- Coat of arms
- Şiran Location within Turkey
- Coordinates: 40°11′22″N 39°07′36″E﻿ / ﻿40.18944°N 39.12667°E
- Country: Turkey
- Province: Gümüşhane
- District: Şiran

Government
- • Mayor: Abdulbaki Kara^{[citation needed]} (DP)
- Elevation: 1,457 m (4,780 ft)
- Population (2022): 11,539
- Time zone: UTC+3 (TRT)
- Area code: 0456
- Climate: Dsb
- Website: www.siran.bel.tr

= Şiran =

Şiran (Cheriana, Χεροιανά in greek) is a town in Gümüşhane Province in the Black Sea region of Turkey. It is the seat of Şiran District. Its population is 11,539 (2022). It is one of the points of passage between Eastern Anatolia and Black Sea regions of Turkey, in the sense that the western road departing from Erzincan towards the Zigana Pass (the key pass between the two geographies) has its last urban stop in Şiran. The town lies at an elevation of 1457 m

== Climate ==
The region is under the influence of the Black Sea climate. However, the district, which is located in the valley formed by the Kelkit Stream, exhibits a landscape with less rainfall, harsh winters and mild summers compared to the Coastal Region due to its location in the interior.

== Culture ==
They have local dishes such as "Pestil, köme, kuymak, siron, evelik dolması, erişte pilavı, laz böreği, kete, lor dolması, su böreği, keşkek, sütlü aş, fırın pidesi, tandır ekmeği, kartol yahnisi, kaygana, pepeçura and pancar çorbası".

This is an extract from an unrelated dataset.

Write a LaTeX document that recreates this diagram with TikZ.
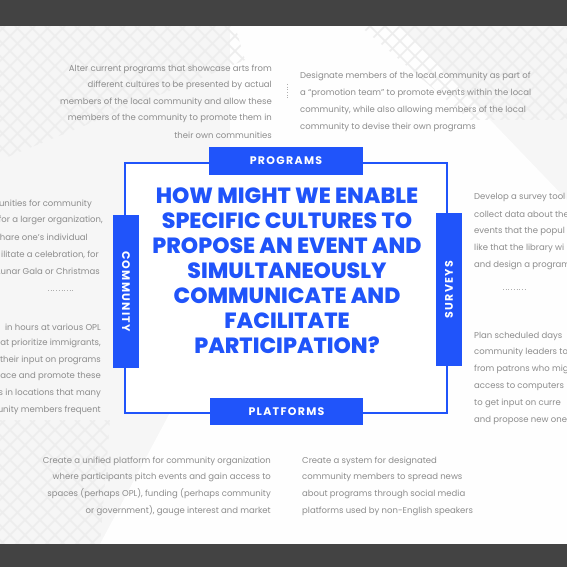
\documentclass[tikz,border=0pt]{standalone}
\usepackage{fontspec}
\setmainfont{Poppins}
\newfontfamily\titlefont{Poppins ExtraBold}
\definecolor{hblue}{RGB}{32,84,250}
\definecolor{gtext}{RGB}{140,140,140}
\definecolor{darkbar}{RGB}{67,67,67}
\definecolor{bgray}{RGB}{246,246,246}
\definecolor{pat}{RGB}{237,237,237}
\begin{document}
\begin{tikzpicture}[x=1pt,y=-1pt,
  gtxt/.style={inner sep=0pt,text=gtext,font=\fontsize{8.5}{10}\selectfont},
  lbl/.style={fill=hblue,text=white,inner sep=0pt,font=\fontsize{11}{12}\selectfont\bfseries\addfontfeatures{LetterSpace=12}},
  frame/.style={draw=hblue,line width=1.8pt},
  sep/.style={draw=gtext!70,line width=0.7pt,dotted}]
\useasboundingbox (0,0) rectangle (567,567);
\begin{scope}
\clip (0,0) rectangle (567,567);
% background
\fill[bgray] (0,26) rectangle (567,544);
\fill[white!99!gray] (230,26) -- (400,26) -- (567,200) -- (567,544) -- (100,544) -- (230,300) -- cycle;
\begin{scope}
\clip (0,26) -- (235,26) -- (245,60) -- (0,160) -- cycle;
\foreach \k in {-300,-285,...,300} {\draw[pat,line width=1.5pt] (\k,26) -- ++(200,200); \draw[pat,line width=1.5pt] (\k+200,26) -- ++(-200,200);}
\end{scope}
\begin{scope}
\clip (360,26) -- (567,26) -- (567,120) -- (470,120) -- cycle;
\foreach \k in {100,115,...,800} {\draw[pat,line width=1.5pt] (\k,26) -- ++(200,200); \draw[pat,line width=1.5pt] (\k,26) -- ++(-200,200);}
\end{scope}
\begin{scope}
\clip (0,420) -- (110,420) -- (100,544) -- (0,544) -- cycle;
\foreach \k in {-300,-285,...,300} {\draw[pat,line width=1.5pt] (\k,420) -- ++(200,200); \draw[pat,line width=1.5pt] (\k+200,420) -- ++(-200,200);}
\end{scope}
\fill[white] (125,163) rectangle (447,413);
% dark bars
\fill[darkbar] (0,0) rectangle (567,26);
\fill[darkbar] (0,544) rectangle (567,567);

% frame
\coordinate (ftl) at (125,163);
\coordinate (ftr) at (447,163);
\coordinate (fbr) at (447,413);
\coordinate (fbl) at (125,413);
\draw[frame] (ftl) -- (ftr) -- (fbr) -- (fbl) -- cycle;

\node[lbl,minimum width=154pt,minimum height=28pt] (prog) at (286,161) {PROGRAMS};
\node[lbl,minimum width=153pt,minimum height=27pt] (plat) at (286.5,411.5) {PLATFORMS};
\node[lbl,minimum width=153pt,minimum height=26pt,rotate=-90] (comm) at (126,291.5) {COMMUNITY};
\node[lbl,minimum width=153pt,minimum height=26pt,rotate=90] (surv) at (449,289.5) {SURVEYS};

\node[inner sep=0pt,text=hblue,align=center,font=\fontsize{22}{25}\selectfont\titlefont] (title) at (287,270.5)
 {HOW MIGHT WE ENABLE\\SPECIFIC CULTURES TO\\PROPOSE AN EVENT AND\\SIMULTANEOUSLY\\COMMUNICATE AND\\FACILITATE\\PARTICIPATION?};

% top-left paragraph
\foreach \t [count=\i] in {Alter current programs that showcase arts from,
  different cultures to be presented by actual,
  members of the local community and allow these,
  members of the community to promote them in,
  their own communities}
  \node[gtxt,anchor=east] (tl\i) at (272,{69+16.5*(\i-1)}) {\t};
% top-right paragraph
\foreach \t [count=\i] in {Designate members of the local community as part of,
  a “promotion team” to promote events within the local,
  {community, while also allowing members of the local},
  community to devise their own programs}
  \node[gtxt,anchor=west] (tr\i) at (300,{76+17.3*(\i-1)}) {\t};
% left middle (cut by the left edge in the picture)
\foreach \t/\e [count=\i] in {unities for community/92,
  {for a larger organization,}/103,
  hare one’s individual/88,
  {ilitate a celebration, for}/99,
  Lunar Gala or Christmas/100}
  \node[gtxt,anchor=east] (lm\i) at (\e,{204+16.8*(\i-1)}) {\t};
% left bottom
\foreach \t [count=\i] in {in hours at various OPL,
  {at prioritize immigrants,},
  their input on programs,
  ace and promote these,
  s in locations that many,
  unity members frequent}
  \node[gtxt,anchor=east] (lb\i) at (101,{327+16.6*(\i-1)}) {\t};
% right middle (cut by the right edge in the picture)
\foreach \t [count=\i] in {Develop a survey tool,
  collect data about the,
  events that the popul,
  like that the library wi,
  and design a program}
  \node[gtxt,anchor=west] (rm\i) at (474,{197+17*(\i-1)}) {\t};
% right bottom
\foreach \t [count=\i] in {Plan scheduled days,
  community leaders to,
  from patrons who mig,
  access to computers,
  to get input on  curre,
  and propose new one}
  \node[gtxt,anchor=west] (rb\i) at (474,{336+16.8*(\i-1)}) {\t};
% bottom-left
\foreach \t [count=\i] in {Create a unified platform for community organization,
  where participants pitch events and gain access to,
  {spaces (perhaps OPL), funding (perhaps community},
  {or government), gauge interest and market}}
  \node[gtxt,anchor=east] (bl\i) at (271,{461+16.5*(\i-1)}) {\t};
% bottom-right
\foreach \t [count=\i] in {Create a system for designated,
  community members to spread news,
  about programs through social media,
  platforms used by non-English speakers}
  \node[gtxt,anchor=west] (br\i) at (302,{461+16.7*(\i-1)}) {\t};

% separators
\coordinate (s1a) at (287,84); \coordinate (s1b) at (287,100);
\draw[sep] (s1a) -- (s1b);
\coordinate (s2a) at (48,290); \coordinate (s2b) at (73,290);
\draw[sep] (s2a) -- (s2b);
\coordinate (s3a) at (503,289); \coordinate (s3b) at (527,289);
\draw[sep] (s3a) -- (s3b);
\end{scope}
\end{tikzpicture}
\end{document}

Folk dances in the region are accompanied by Drums-Zurna and Kemençe.

The folk game of the region is Horon dances played in the region: Sıksara, Dizden Kırma(Rum Diki), Düz Horon, Hey Mustafa, İki Ayak, Beş Ayak, Mavrengel, Tamzara, Bıçak Horonu, Temir Ağa, Sarıkız, Sürmene Sallaması, Koçari, Lazutlar, Sürmeli.

== Dialect ==
The speech of the region is close to the Eastern Blacksean dialect, but it is partially influenced by the Northeastern Anatolian dialect.